→ **Some records**:
========
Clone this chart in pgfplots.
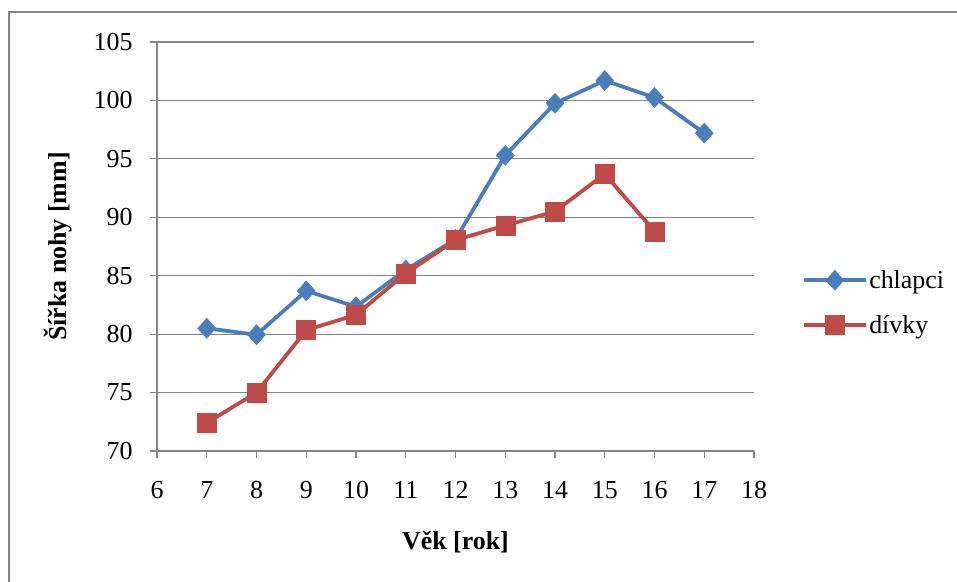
\documentclass[border=0pt]{standalone}
\usepackage{pgfplots}
\pgfplotsset{compat=1.18}
\usepackage{fontspec}
\setmainfont{Liberation Serif}
\definecolor{cblue}{HTML}{4A7EBB}
\definecolor{cred}{HTML}{BE4B48}
\definecolor{cgrid}{HTML}{868686}
\begin{document}
\begin{tikzpicture}
\useasboundingbox (-157bp,-131bp) rectangle (800bp,451bp);
\draw[color=cgrid, line width=2bp] (-147.5bp,-200bp) -- (-147.5bp,439bp) -- (900bp,439bp);
\begin{axis}[at={(0,0)}, anchor=south west, scale only axis, width=597bp, height=409bp,
 xmin=6, xmax=18, ymin=70, ymax=105,
 xtick={6,...,18}, ytick={70,75,...,105},
 axis lines*=left, axis line style={cgrid, line width=1.2bp},
 tick style={cgrid, line width=1.2bp}, tick align=outside, major tick length=7bp,
 ymajorgrids, grid style={cgrid, line width=1.2bp},
 /pgf/number format/assume math mode=true,
 tick label style={font=\fontsize{26}{30}\selectfont, text=black},
 xticklabel style={anchor=center, yshift=-32bp},
 yticklabel style={anchor=east, xshift=-14bp},
 xlabel={Věk [rok]}, ylabel={Šířka nohy [mm]},
 label style={font=\fontsize{26}{30}\selectfont\bfseries},
 xlabel style={at={(axis description cs:0.5,-0.2225)}, anchor=center},
 ylabel style={at={(axis description cs:-0.1658,0.5)}, anchor=center},
 legend style={font=\fontsize{26}{30}\selectfont, draw=none, fill=none, inner sep=0pt,
   at={(axis description cs:1.08,0.363)}, anchor=west, row sep=22bp,
   nodes={inner sep=1.5bp}},
 legend cell align=left,
 legend image code/.code={\draw[#1, mark repeat=2, mark phase=2] plot coordinates {(0bp,0bp) (31bp,0bp) (62bp,0bp)};},
]
\addplot[cblue, line width=3.8bp, mark=diamond*, mark size=10bp, mark options={fill=cblue, draw=cblue, line width=0.5bp, xscale=1.2}]
 coordinates {(7,80.5)(8,79.95)(9,83.7)(10,82.35)(11,85.5)(12,88.1)(13,95.3)(14,99.75)(15,101.7)(16,100.25)(17,97.2)};
\addlegendentry{chlapci}
\addplot[cred, line width=3.8bp, mark=square*, mark size=9.5bp, mark options={fill=cred, draw=cred, line width=0.5bp}]
 coordinates {(7,72.4)(8,75.0)(9,80.35)(10,81.65)(11,85.2)(12,88.05)(13,89.3)(14,90.5)(15,93.7)(16,88.8)};
\addlegendentry{dívky}
\end{axis}
\end{tikzpicture}
\end{document}
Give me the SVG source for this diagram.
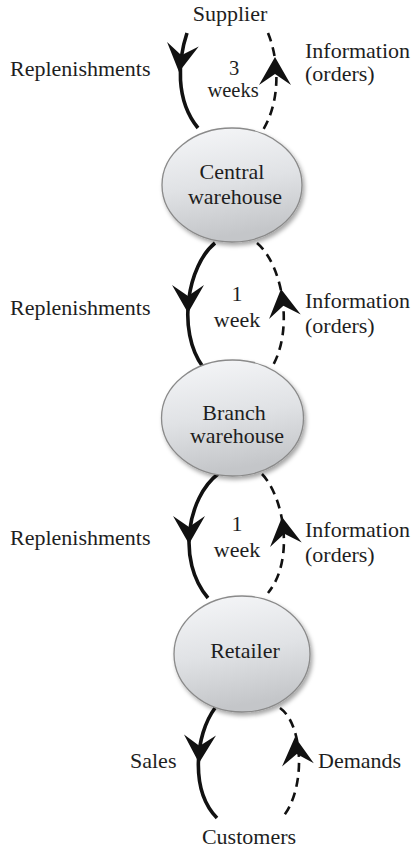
<svg xmlns="http://www.w3.org/2000/svg" xmlns:xlink="http://www.w3.org/1999/xlink" width="413" height="850" viewBox="0 0 413 850">
<style>
text{font-family:"Liberation Serif","DejaVu Serif",serif;font-size:22px;fill:#1e1e1e}
.c{text-anchor:middle}
.s{font-size:20.5px}
.node ellipse{fill:url(#g);stroke:#8a8a8a;stroke-width:1.3;filter:url(#sh)}
.solid{fill:none;stroke:#111;stroke-width:3.6;stroke-linecap:butt}
.dash{fill:none;stroke:#111;stroke-width:2.6;stroke-dasharray:9 6}
.head{fill:#111}
</style>
<defs>
<linearGradient id="g" x1="0" y1="0" x2="0.2" y2="1">
<stop offset="0" stop-color="#f6f7f9"/>
<stop offset="0.55" stop-color="#e0e2e5"/>
<stop offset="1" stop-color="#c4c6c9"/>
</linearGradient>
<filter id="sh" x="-20%" y="-20%" width="140%" height="140%">
<feDropShadow dx="2" dy="3" stdDeviation="2" flood-color="#000" flood-opacity="0.35"/>
</filter>
<path id="ah" d="M0,0 L-16,-28 L0,-17 L16,-28 Z"/>
</defs>
<rect width="413" height="850" fill="#fff"/>
<g id="connectors">
<path class="solid" d="M187,33 C178,60 175,100 198,128"/>
<use href="#ah" class="head" transform="translate(179,72) rotate(8)"/>
<path class="dash" d="M268,33 C279,60 281,100 263,130"/>
<use href="#ah" class="head" transform="translate(275,57) rotate(180)"/>
<path class="solid" d="M215,243 C188,265 176,330 203,367"/>
<use href="#ah" class="head" transform="translate(188,313) rotate(0)"/>
<path class="dash" d="M257,243 C283,265 294,330 272,367"/>
<use href="#ah" class="head" transform="translate(281,289) rotate(172)"/>
<path class="solid" d="M218,474 C188,497 176,560 208,598"/>
<use href="#ah" class="head" transform="translate(189,544) rotate(0)"/>
<path class="dash" d="M262,474 C284,497 295,560 268,593"/>
<use href="#ah" class="head" transform="translate(282,517) rotate(172)"/>
<path class="solid" d="M215,708 C195,735 190,790 217,818"/>
<use href="#ah" class="head" transform="translate(199,763) rotate(2)"/>
<path class="dash" d="M280,708 C304,725 306,790 282,818"/>
<use href="#ah" class="head" transform="translate(295,737) rotate(174)"/>
</g>
<g id="central" class="node">
<ellipse cx="232" cy="185" rx="70" ry="57"/>
<text class="c" x="232" y="179">Central</text>
<text class="c" x="235" y="204">warehouse</text>
</g>
<g id="branch" class="node">
<ellipse cx="232.5" cy="418" rx="71" ry="58"/>
<text class="c" x="234" y="420">Branch</text>
<text class="c" x="237" y="443">warehouse</text>
</g>
<g id="retailer" class="node">
<ellipse cx="242" cy="654" rx="68" ry="58"/>
<text class="c" x="245" y="658">Retailer</text>
</g>
<g id="labels">
<text class="c" x="230" y="21">Supplier</text>
<text x="10" y="76">Replenishments</text>
<text class="c s" x="234" y="75">3</text>
<text class="c s" x="233" y="97">weeks</text>
<text x="305" y="58">Information</text>
<text x="305" y="81">(orders)</text>
<text x="10" y="315">Replenishments</text>
<text class="c" x="237" y="301">1</text>
<text class="c" x="237" y="327">week</text>
<text x="305" y="308">Information</text>
<text x="305" y="333">(orders)</text>
<text x="10" y="545">Replenishments</text>
<text class="c" x="237" y="531">1</text>
<text class="c" x="237" y="557">week</text>
<text x="305" y="537">Information</text>
<text x="305" y="562">(orders)</text>
<text x="130" y="768">Sales</text>
<text x="318" y="768">Demands</text>
<text class="c" x="249" y="844">Customers</text>
</g>
</svg>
========
→ **REQUIREMENT**:
Find all lines where the word "this" appears. Copy them.

→ **OUTPUT OF THE TASK**:
Clone this chart in pgfplots.
Give me the SVG source for this diagram.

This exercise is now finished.